### Written request
Find how many lines hold the word "matplotlib" and give that number only.

### Given information
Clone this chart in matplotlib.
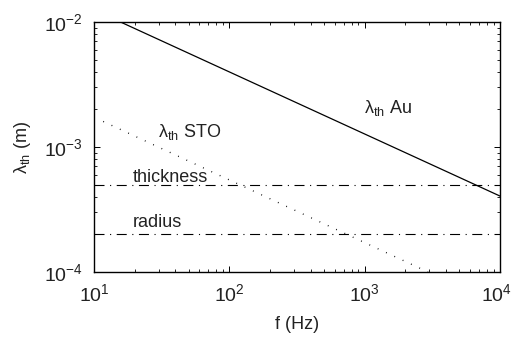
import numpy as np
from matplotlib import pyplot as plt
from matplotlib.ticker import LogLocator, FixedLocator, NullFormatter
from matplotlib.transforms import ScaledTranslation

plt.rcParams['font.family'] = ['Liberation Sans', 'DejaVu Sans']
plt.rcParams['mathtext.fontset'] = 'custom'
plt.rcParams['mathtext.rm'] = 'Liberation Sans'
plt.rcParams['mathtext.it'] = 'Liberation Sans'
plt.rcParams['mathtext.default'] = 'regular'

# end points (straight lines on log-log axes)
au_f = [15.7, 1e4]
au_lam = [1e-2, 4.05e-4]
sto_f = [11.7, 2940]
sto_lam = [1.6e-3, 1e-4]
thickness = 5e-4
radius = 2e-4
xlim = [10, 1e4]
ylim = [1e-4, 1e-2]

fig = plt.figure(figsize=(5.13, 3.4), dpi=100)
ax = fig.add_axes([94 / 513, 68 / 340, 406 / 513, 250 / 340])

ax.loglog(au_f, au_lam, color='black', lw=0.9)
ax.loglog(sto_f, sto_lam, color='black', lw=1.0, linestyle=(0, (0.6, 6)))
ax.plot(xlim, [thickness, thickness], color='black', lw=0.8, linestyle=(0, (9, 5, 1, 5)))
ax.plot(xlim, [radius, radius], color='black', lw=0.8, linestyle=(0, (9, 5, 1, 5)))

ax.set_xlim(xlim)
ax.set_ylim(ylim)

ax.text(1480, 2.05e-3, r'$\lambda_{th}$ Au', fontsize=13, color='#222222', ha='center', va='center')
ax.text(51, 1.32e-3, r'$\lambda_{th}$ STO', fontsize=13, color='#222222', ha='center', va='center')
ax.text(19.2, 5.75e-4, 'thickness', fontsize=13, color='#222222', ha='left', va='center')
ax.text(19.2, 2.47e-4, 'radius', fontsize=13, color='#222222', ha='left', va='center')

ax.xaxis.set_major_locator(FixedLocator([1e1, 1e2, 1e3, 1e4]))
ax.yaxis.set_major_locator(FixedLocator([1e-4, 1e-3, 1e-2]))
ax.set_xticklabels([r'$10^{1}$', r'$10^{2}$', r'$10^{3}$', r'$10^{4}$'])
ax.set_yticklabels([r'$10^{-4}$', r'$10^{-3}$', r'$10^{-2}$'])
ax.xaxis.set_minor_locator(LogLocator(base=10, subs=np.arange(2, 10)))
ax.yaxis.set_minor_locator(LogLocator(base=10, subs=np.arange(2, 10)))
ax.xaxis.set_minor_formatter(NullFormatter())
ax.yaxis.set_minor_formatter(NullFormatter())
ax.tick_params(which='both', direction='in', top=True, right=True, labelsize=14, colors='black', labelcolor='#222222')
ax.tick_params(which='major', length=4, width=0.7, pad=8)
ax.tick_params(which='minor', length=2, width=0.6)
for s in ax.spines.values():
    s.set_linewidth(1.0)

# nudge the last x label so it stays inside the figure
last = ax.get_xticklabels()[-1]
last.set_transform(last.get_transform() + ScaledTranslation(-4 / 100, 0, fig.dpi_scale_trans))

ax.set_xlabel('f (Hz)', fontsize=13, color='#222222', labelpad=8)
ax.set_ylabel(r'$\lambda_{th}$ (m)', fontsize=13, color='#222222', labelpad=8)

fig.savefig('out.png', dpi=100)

### Expected answer
4